----- MATERIAL FOR THIS TASK -----

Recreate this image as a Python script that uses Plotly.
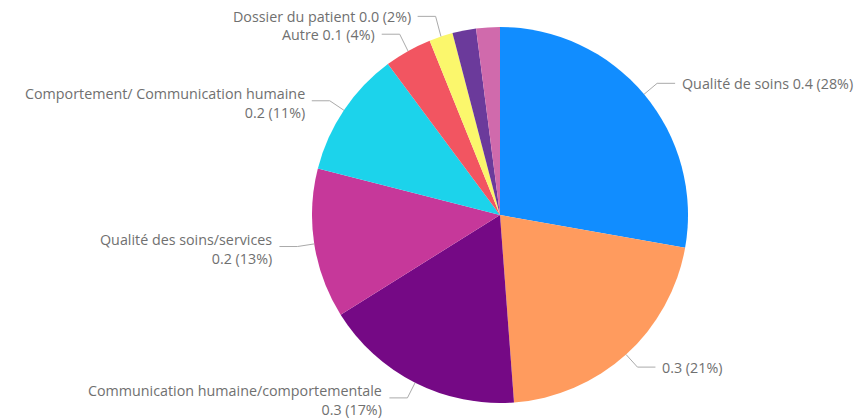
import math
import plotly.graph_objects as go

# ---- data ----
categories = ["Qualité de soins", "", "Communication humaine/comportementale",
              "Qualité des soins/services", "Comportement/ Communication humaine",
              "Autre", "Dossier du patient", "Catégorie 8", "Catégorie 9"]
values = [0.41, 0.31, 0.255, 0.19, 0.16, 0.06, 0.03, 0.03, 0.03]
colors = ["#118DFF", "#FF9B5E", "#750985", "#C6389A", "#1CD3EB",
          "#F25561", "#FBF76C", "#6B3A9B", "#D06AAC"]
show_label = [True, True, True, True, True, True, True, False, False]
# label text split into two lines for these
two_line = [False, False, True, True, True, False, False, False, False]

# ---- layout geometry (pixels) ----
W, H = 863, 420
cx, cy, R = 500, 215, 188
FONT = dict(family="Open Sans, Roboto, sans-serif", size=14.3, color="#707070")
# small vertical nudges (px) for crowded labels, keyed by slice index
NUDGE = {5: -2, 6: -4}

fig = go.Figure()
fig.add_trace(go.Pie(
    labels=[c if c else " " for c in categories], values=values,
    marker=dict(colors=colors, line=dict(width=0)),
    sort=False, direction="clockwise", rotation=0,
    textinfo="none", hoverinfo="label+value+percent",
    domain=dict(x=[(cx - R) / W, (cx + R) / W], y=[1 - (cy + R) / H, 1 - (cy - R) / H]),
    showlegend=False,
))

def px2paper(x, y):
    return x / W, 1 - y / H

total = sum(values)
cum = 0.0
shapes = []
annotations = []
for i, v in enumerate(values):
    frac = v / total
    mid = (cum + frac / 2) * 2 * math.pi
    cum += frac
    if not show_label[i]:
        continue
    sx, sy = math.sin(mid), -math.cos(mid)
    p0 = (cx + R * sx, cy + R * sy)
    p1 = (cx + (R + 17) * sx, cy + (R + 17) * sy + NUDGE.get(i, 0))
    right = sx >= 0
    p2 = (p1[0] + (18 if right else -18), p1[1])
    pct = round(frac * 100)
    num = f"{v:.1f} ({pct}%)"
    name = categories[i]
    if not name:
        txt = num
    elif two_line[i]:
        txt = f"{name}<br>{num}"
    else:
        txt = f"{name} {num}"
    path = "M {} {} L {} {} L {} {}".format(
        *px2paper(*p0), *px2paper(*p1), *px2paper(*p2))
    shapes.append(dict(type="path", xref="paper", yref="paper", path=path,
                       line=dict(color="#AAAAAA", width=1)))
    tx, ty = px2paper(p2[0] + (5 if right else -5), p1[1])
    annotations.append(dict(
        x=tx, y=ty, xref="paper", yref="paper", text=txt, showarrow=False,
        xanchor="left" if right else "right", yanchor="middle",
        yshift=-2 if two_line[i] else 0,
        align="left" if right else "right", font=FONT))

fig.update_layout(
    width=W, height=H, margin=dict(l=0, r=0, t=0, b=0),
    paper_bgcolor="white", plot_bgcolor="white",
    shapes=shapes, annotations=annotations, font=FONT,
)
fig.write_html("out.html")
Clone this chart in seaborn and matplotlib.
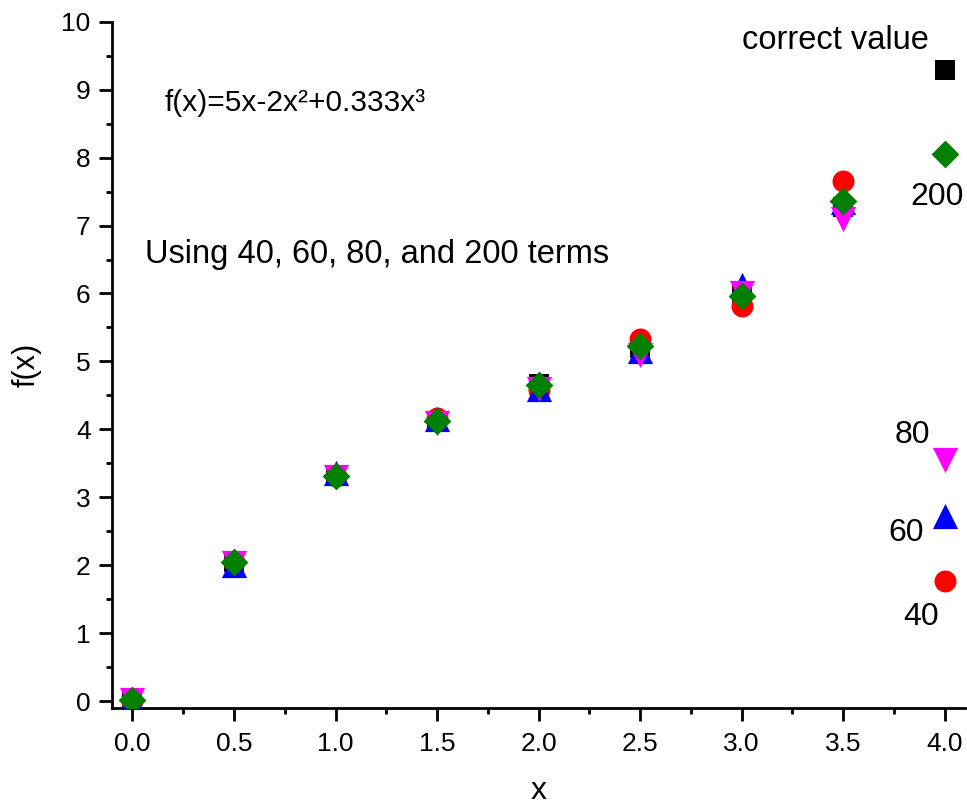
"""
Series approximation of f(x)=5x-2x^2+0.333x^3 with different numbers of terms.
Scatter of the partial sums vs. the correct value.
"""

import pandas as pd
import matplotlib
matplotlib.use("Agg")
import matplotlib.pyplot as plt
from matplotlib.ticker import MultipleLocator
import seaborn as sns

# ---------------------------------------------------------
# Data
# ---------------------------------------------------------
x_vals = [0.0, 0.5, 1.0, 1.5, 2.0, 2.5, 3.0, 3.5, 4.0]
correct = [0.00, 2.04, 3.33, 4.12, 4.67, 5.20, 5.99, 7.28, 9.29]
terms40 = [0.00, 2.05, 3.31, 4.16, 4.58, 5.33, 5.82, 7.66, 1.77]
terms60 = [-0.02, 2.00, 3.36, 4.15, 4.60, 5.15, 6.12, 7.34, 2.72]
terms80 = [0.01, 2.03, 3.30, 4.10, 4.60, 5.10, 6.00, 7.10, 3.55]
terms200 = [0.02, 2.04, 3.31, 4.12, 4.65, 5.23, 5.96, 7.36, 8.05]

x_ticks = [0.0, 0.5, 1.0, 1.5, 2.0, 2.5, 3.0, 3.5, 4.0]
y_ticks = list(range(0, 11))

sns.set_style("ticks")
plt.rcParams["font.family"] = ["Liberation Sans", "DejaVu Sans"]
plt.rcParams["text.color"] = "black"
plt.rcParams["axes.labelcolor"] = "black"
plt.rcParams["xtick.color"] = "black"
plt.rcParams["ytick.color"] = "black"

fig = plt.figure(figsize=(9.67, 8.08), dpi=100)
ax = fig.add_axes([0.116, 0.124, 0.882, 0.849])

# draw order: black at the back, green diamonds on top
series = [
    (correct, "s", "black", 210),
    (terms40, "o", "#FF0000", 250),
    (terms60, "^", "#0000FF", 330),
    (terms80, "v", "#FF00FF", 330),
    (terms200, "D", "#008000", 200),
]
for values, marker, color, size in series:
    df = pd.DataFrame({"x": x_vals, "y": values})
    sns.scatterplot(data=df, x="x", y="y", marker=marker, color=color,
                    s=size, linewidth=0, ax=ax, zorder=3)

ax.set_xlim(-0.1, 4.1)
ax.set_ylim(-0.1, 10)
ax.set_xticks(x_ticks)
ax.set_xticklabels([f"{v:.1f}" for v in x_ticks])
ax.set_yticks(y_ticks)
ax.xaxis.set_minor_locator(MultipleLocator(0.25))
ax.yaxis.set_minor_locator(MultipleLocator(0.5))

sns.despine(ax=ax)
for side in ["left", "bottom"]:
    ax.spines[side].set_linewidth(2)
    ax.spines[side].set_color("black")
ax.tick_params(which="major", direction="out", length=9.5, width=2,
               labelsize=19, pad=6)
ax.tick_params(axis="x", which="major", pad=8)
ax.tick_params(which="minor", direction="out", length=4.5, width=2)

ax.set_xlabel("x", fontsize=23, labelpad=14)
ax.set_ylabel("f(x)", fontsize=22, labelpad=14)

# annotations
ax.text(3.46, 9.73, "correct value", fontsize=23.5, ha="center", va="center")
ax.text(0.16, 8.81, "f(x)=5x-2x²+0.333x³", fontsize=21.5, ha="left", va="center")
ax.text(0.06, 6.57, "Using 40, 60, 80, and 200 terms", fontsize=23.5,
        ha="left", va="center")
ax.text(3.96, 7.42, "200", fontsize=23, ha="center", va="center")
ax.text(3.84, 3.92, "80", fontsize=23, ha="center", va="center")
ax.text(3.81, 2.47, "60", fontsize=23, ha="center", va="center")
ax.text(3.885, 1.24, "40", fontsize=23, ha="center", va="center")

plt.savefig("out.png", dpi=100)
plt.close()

-----

## EXERCISE
Restate the lines of the records exactly, starting at the first and stopping after the line with "import plotly.graph_objects as go". Leave out any picture.

## TASK OUTPUT
Recreate this image as a Python script that uses Plotly.
import math
import plotly.graph_objects as go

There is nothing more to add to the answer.